> **DATASET SECTION**
--*--
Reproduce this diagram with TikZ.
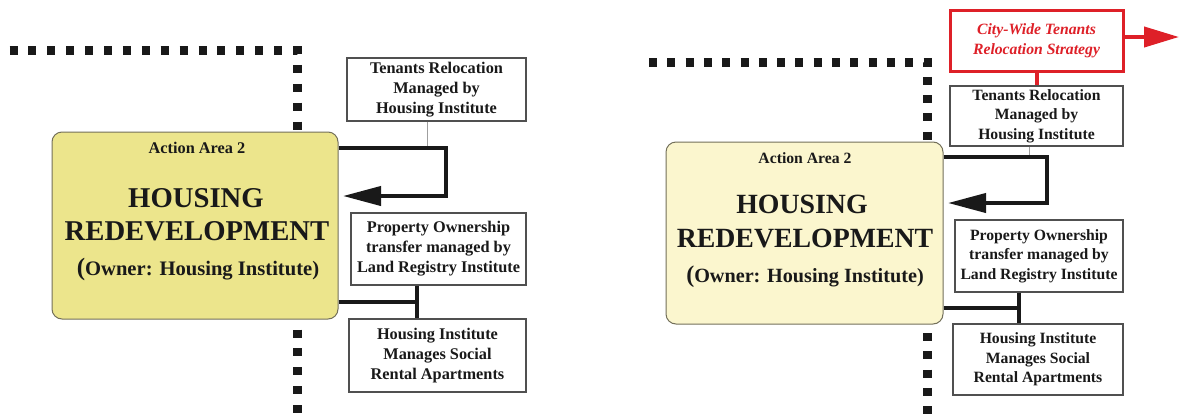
\documentclass[tikz,border=0pt]{standalone}
\usepackage{fontspec}
\setmainfont{Liberation Serif}
\usetikzlibrary{arrows.meta}

\definecolor{boxyellow}{RGB}{236,229,140}
\definecolor{paleyellow}{RGB}{251,246,206}
\definecolor{strategyred}{RGB}{222,32,40}
\definecolor{inkblack}{RGB}{25,25,25}
\definecolor{edgegray}{RGB}{80,80,80}
\definecolor{areaedge}{RGB}{115,112,90}

\tikzset{
  boundary/.style={draw=inkblack, line width=9pt, dash pattern=on 8pt off #1, line join=miter},
  areabox/.style={draw=areaedge, line width=1pt, rounded corners=10pt, inner sep=0pt},
  infobox/.style 2 args={draw=edgegray, line width=1.3pt, fill=white, align=center, inner sep=0pt,
    text=inkblack, font=\bfseries\fontsize{#1}{#2}\selectfont},
  strategybox/.style 2 args={draw=strategyred, line width=3pt, fill=white, align=center, inner sep=0pt,
    text=strategyred, font=\bfseries\itshape\fontsize{#1}{#2}\selectfont},
  textline/.style={anchor=base, inner sep=0pt, text=inkblack, font=\bfseries\fontsize{#1}{#1}\selectfont},
  flow/.style={draw=inkblack, line width=4pt, line join=miter, -{Triangle[length=38pt,width=19pt]}},
  link/.style={draw=inkblack, line width=3.5pt},
  thinlink/.style={draw=gray!75, line width=1pt},
  redflow/.style={draw=strategyred, line width=4pt, -{Triangle[length=35pt,width=20pt]}},
  redlink/.style={draw=strategyred, line width=4pt},
}

\newcommand{\bigparen}[1]{{\fontsize{#1}{#1}\selectfont(}}

\begin{document}
\begin{tikzpicture}[x=1pt,y=-1pt]
  \useasboundingbox (0,0) rectangle (1181,413);
  \fill[white] (0,0) rectangle (1181,413);

  % ---------- first panel ----------
  \draw[boundary=10.9pt] (9.5,50) -- (297,50) -- (297,415);

  \node[areabox, fill=boxyellow, minimum width=286pt, minimum height=187pt] (main1) at (195,225.5) {};
  \node[textline=16.3] (act1) at (197,153) {Action Area 2};
  \node[textline=28.7] (hs1) at (196,207) {HOUSING};
  \node[textline=28.7] (rd1) at (197,240.5) {REDEVELOPMENT};
  \node[textline=20.6] (ow1) at (198,275) {\bigparen{25}Owner: Housing Institute)};

  \node[infobox={16.3}{20}, minimum width=179pt, minimum height=63pt] (ten1) at (436.5,89.5)
    {Tenants Relocation\\Managed by\\Housing Institute};
  \node[infobox={16.3}{20}, minimum width=175pt, minimum height=72pt] (prop1) at (438.5,249)
    {Property Ownership\\transfer managed by\\Land Registry Institute};
  \node[infobox={16.3}{20}, minimum width=177pt, minimum height=73pt] (hous1) at (437.5,355.5)
    {Housing Institute\\Manages Social\\Rental Apartments};

  \coordinate (loop1) at (446,148);
  \coordinate (tip1) at (343,196);
  \coordinate (tap1) at (427,148);
  \coordinate (join1) at (417,302);
  \draw[thinlink] (ten1.south -| tap1) -- (tap1);
  \draw[flow] (main1.east |- loop1) -- (loop1) -- (loop1 |- tip1) -- (tip1);
  \draw[link] (main1.east |- join1) -- (join1);
  \draw[link] (prop1.south -| join1) -- (hous1.north -| join1);

  % ---------- second panel ----------
  \draw[boundary=10.3pt] (649,62) -- (927,62) -- (927,415);

  \node[areabox, fill=paleyellow, minimum width=277pt, minimum height=182pt] (main2) at (804.5,233) {};
  \node[textline=15.7] (act2) at (805,163) {Action Area 2};
  \node[textline=27.8] (hs2) at (802,213) {HOUSING};
  \node[textline=27.8] (rd2) at (805,247.5) {REDEVELOPMENT};
  \node[textline=20.2] (ow2) at (805,282) {\bigparen{24}Owner: Housing Institute)};

  \node[strategybox={15.7}{19.5}, minimum width=173pt, minimum height=61pt] (city) at (1036.5,40.5)
    {City-Wide Tenants\\Relocation Strategy};
  \node[infobox={15.7}{19.5}, minimum width=173pt, minimum height=60pt] (ten2) at (1036.5,116)
    {Tenants Relocation\\Managed by\\Housing Institute};
  \node[infobox={15.7}{19.5}, minimum width=168pt, minimum height=72pt] (prop2) at (1039,256)
    {Property Ownership\\transfer managed by\\Land Registry Institute};
  \node[infobox={15.7}{19.5}, minimum width=170pt, minimum height=71pt] (hous2) at (1038,359.5)
    {Housing Institute\\Manages Social\\Rental Apartments};

  \coordinate (rtip) at (1179,37);
  \draw[redflow] (city.east |- rtip) -- (rtip);
  \draw[redlink] (city.south) -- (ten2.north);

  \coordinate (loop2) at (1047,157);
  \coordinate (tip2) at (948,203);
  \coordinate (tap2) at (1029,157);
  \coordinate (join2) at (1019,308);
  \draw[thinlink] (ten2.south -| tap2) -- (tap2);
  \draw[flow] (main2.east |- loop2) -- (loop2) -- (loop2 |- tip2) -- (tip2);
  \draw[link] (main2.east |- join2) -- (join2);
  \draw[link] (prop2.south -| join2) -- (hous2.north -| join2);
\end{tikzpicture}
\end{document}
--*--
> **WHAT IS ASKED**
Pictures stay out. Print the data exactly, from its first line through the line containing "(297,50) -- (297,415);".

> **TASK ANSWER**
Reproduce this diagram with TikZ.
\documentclass[tikz,border=0pt]{standalone}
\usepackage{fontspec}
\setmainfont{Liberation Serif}
\usetikzlibrary{arrows.meta}

\definecolor{boxyellow}{RGB}{236,229,140}
\definecolor{paleyellow}{RGB}{251,246,206}
\definecolor{strategyred}{RGB}{222,32,40}
\definecolor{inkblack}{RGB}{25,25,25}
\definecolor{edgegray}{RGB}{80,80,80}
\definecolor{areaedge}{RGB}{115,112,90}

\tikzset{
  boundary/.style={draw=inkblack, line width=9pt, dash pattern=on 8pt off #1, line join=miter},
  areabox/.style={draw=areaedge, line width=1pt, rounded corners=10pt, inner sep=0pt},
  infobox/.style 2 args={draw=edgegray, line width=1.3pt, fill=white, align=center, inner sep=0pt,
    text=inkblack, font=\bfseries\fontsize{#1}{#2}\selectfont},
  strategybox/.style 2 args={draw=strategyred, line width=3pt, fill=white, align=center, inner sep=0pt,
    text=strategyred, font=\bfseries\itshape\fontsize{#1}{#2}\selectfont},
  textline/.style={anchor=base, inner sep=0pt, text=inkblack, font=\bfseries\fontsize{#1}{#1}\selectfont},
  flow/.style={draw=inkblack, line width=4pt, line join=miter, -{Triangle[length=38pt,width=19pt]}},
  link/.style={draw=inkblack, line width=3.5pt},
  thinlink/.style={draw=gray!75, line width=1pt},
  redflow/.style={draw=strategyred, line width=4pt, -{Triangle[length=35pt,width=20pt]}},
  redlink/.style={draw=strategyred, line width=4pt},
}

\newcommand{\bigparen}[1]{{\fontsize{#1}{#1}\selectfont(}}

\begin{document}
\begin{tikzpicture}[x=1pt,y=-1pt]
  \useasboundingbox (0,0) rectangle (1181,413);
  \fill[white] (0,0) rectangle (1181,413);

  % ---------- first panel ----------
  \draw[boundary=10.9pt] (9.5,50) -- (297,50) -- (297,415);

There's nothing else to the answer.